## Begin
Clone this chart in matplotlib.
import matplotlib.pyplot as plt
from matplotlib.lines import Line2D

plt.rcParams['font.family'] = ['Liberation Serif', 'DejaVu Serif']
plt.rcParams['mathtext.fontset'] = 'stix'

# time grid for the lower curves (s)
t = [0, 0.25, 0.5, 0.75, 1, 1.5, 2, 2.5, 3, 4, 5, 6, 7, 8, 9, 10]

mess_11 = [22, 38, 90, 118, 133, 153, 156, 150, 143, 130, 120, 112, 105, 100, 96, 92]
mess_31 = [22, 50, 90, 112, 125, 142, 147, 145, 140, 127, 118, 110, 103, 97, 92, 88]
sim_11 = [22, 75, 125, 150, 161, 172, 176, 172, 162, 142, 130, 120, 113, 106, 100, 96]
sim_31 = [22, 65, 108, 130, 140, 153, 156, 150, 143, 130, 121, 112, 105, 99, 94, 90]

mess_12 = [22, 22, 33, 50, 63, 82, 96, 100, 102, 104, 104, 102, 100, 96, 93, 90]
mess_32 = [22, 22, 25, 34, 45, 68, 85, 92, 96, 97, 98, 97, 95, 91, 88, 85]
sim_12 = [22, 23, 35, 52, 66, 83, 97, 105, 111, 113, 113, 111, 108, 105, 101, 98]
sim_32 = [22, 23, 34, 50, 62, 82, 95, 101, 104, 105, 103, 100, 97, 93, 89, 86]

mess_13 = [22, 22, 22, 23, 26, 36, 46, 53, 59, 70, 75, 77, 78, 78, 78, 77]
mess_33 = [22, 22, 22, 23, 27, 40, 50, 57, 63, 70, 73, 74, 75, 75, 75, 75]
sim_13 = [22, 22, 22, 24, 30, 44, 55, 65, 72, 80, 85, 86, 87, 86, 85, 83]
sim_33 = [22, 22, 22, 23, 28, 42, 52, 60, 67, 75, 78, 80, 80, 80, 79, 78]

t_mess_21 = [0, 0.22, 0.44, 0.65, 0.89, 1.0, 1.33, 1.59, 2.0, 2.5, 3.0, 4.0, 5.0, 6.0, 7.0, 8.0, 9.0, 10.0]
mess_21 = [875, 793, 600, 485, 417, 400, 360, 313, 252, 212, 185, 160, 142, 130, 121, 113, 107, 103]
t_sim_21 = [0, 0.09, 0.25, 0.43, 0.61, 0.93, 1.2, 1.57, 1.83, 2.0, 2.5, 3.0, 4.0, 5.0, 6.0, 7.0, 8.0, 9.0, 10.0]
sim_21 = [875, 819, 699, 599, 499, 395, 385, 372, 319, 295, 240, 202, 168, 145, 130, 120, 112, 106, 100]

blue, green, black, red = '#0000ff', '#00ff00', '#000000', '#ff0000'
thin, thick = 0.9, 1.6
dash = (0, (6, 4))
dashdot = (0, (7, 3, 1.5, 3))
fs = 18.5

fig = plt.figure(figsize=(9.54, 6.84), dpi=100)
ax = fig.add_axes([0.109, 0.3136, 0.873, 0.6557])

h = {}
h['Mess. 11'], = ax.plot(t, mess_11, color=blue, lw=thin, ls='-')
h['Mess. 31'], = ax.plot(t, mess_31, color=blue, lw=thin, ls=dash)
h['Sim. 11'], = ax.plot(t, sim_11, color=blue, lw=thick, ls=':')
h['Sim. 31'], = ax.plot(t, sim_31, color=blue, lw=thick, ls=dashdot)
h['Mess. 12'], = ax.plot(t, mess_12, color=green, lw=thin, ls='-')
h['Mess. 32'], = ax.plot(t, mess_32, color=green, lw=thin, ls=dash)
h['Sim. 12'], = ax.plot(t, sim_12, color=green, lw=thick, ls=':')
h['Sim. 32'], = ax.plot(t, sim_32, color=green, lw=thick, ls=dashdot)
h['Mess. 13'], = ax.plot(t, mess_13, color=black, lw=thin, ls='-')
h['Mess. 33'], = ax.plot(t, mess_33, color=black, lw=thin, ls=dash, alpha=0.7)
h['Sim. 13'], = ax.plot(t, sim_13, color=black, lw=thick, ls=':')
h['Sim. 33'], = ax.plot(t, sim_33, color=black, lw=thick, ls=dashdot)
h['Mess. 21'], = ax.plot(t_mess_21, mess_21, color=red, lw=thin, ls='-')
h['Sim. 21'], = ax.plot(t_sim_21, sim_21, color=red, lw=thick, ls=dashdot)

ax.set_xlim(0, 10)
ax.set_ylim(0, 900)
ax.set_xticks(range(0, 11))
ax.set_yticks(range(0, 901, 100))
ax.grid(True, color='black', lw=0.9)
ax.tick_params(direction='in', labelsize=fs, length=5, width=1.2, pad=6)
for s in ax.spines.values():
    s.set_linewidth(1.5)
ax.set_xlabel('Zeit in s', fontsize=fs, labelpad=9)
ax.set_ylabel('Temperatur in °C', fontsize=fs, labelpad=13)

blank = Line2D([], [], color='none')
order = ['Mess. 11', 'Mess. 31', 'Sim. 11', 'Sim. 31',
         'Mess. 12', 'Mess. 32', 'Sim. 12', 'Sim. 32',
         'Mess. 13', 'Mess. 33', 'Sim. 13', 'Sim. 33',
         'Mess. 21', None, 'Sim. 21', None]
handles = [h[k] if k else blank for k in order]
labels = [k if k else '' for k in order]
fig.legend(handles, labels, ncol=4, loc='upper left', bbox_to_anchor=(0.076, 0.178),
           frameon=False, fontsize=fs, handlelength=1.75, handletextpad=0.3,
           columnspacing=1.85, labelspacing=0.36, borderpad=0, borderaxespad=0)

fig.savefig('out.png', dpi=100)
## End
**WHAT YOU SHOULD DO:**
Exactly reproduce the material above.

**ANSWER TO THE TASK:**
Clone this chart in matplotlib.
import matplotlib.pyplot as plt
from matplotlib.lines import Line2D

plt.rcParams['font.family'] = ['Liberation Serif', 'DejaVu Serif']
plt.rcParams['mathtext.fontset'] = 'stix'

# time grid for the lower curves (s)
t = [0, 0.25, 0.5, 0.75, 1, 1.5, 2, 2.5, 3, 4, 5, 6, 7, 8, 9, 10]

mess_11 = [22, 38, 90, 118, 133, 153, 156, 150, 143, 130, 120, 112, 105, 100, 96, 92]
mess_31 = [22, 50, 90, 112, 125, 142, 147, 145, 140, 127, 118, 110, 103, 97, 92, 88]
sim_11 = [22, 75, 125, 150, 161, 172, 176, 172, 162, 142, 130, 120, 113, 106, 100, 96]
sim_31 = [22, 65, 108, 130, 140, 153, 156, 150, 143, 130, 121, 112, 105, 99, 94, 90]

mess_12 = [22, 22, 33, 50, 63, 82, 96, 100, 102, 104, 104, 102, 100, 96, 93, 90]
mess_32 = [22, 22, 25, 34, 45, 68, 85, 92, 96, 97, 98, 97, 95, 91, 88, 85]
sim_12 = [22, 23, 35, 52, 66, 83, 97, 105, 111, 113, 113, 111, 108, 105, 101, 98]
sim_32 = [22, 23, 34, 50, 62, 82, 95, 101, 104, 105, 103, 100, 97, 93, 89, 86]

mess_13 = [22, 22, 22, 23, 26, 36, 46, 53, 59, 70, 75, 77, 78, 78, 78, 77]
mess_33 = [22, 22, 22, 23, 27, 40, 50, 57, 63, 70, 73, 74, 75, 75, 75, 75]
sim_13 = [22, 22, 22, 24, 30, 44, 55, 65, 72, 80, 85, 86, 87, 86, 85, 83]
sim_33 = [22, 22, 22, 23, 28, 42, 52, 60, 67, 75, 78, 80, 80, 80, 79, 78]

t_mess_21 = [0, 0.22, 0.44, 0.65, 0.89, 1.0, 1.33, 1.59, 2.0, 2.5, 3.0, 4.0, 5.0, 6.0, 7.0, 8.0, 9.0, 10.0]
mess_21 = [875, 793, 600, 485, 417, 400, 360, 313, 252, 212, 185, 160, 142, 130, 121, 113, 107, 103]
t_sim_21 = [0, 0.09, 0.25, 0.43, 0.61, 0.93, 1.2, 1.57, 1.83, 2.0, 2.5, 3.0, 4.0, 5.0, 6.0, 7.0, 8.0, 9.0, 10.0]
sim_21 = [875, 819, 699, 599, 499, 395, 385, 372, 319, 295, 240, 202, 168, 145, 130, 120, 112, 106, 100]

blue, green, black, red = '#0000ff', '#00ff00', '#000000', '#ff0000'
thin, thick = 0.9, 1.6
dash = (0, (6, 4))
dashdot = (0, (7, 3, 1.5, 3))
fs = 18.5

fig = plt.figure(figsize=(9.54, 6.84), dpi=100)
ax = fig.add_axes([0.109, 0.3136, 0.873, 0.6557])

h = {}
h['Mess. 11'], = ax.plot(t, mess_11, color=blue, lw=thin, ls='-')
h['Mess. 31'], = ax.plot(t, mess_31, color=blue, lw=thin, ls=dash)
h['Sim. 11'], = ax.plot(t, sim_11, color=blue, lw=thick, ls=':')
h['Sim. 31'], = ax.plot(t, sim_31, color=blue, lw=thick, ls=dashdot)
h['Mess. 12'], = ax.plot(t, mess_12, color=green, lw=thin, ls='-')
h['Mess. 32'], = ax.plot(t, mess_32, color=green, lw=thin, ls=dash)
h['Sim. 12'], = ax.plot(t, sim_12, color=green, lw=thick, ls=':')
h['Sim. 32'], = ax.plot(t, sim_32, color=green, lw=thick, ls=dashdot)
h['Mess. 13'], = ax.plot(t, mess_13, color=black, lw=thin, ls='-')
h['Mess. 33'], = ax.plot(t, mess_33, color=black, lw=thin, ls=dash, alpha=0.7)
h['Sim. 13'], = ax.plot(t, sim_13, color=black, lw=thick, ls=':')
h['Sim. 33'], = ax.plot(t, sim_33, color=black, lw=thick, ls=dashdot)
h['Mess. 21'], = ax.plot(t_mess_21, mess_21, color=red, lw=thin, ls='-')
h['Sim. 21'], = ax.plot(t_sim_21, sim_21, color=red, lw=thick, ls=dashdot)

ax.set_xlim(0, 10)
ax.set_ylim(0, 900)
ax.set_xticks(range(0, 11))
ax.set_yticks(range(0, 901, 100))
ax.grid(True, color='black', lw=0.9)
ax.tick_params(direction='in', labelsize=fs, length=5, width=1.2, pad=6)
for s in ax.spines.values():
    s.set_linewidth(1.5)
ax.set_xlabel('Zeit in s', fontsize=fs, labelpad=9)
ax.set_ylabel('Temperatur in °C', fontsize=fs, labelpad=13)

blank = Line2D([], [], color='none')
order = ['Mess. 11', 'Mess. 31', 'Sim. 11', 'Sim. 31',
         'Mess. 12', 'Mess. 32', 'Sim. 12', 'Sim. 32',
         'Mess. 13', 'Mess. 33', 'Sim. 13', 'Sim. 33',
         'Mess. 21', None, 'Sim. 21', None]
handles = [h[k] if k else blank for k in order]
labels = [k if k else '' for k in order]
fig.legend(handles, labels, ncol=4, loc='upper left', bbox_to_anchor=(0.076, 0.178),
           frameon=False, fontsize=fs, handlelength=1.75, handletextpad=0.3,
           columnspacing=1.85, labelspacing=0.36, borderpad=0, borderaxespad=0)

fig.savefig('out.png', dpi=100)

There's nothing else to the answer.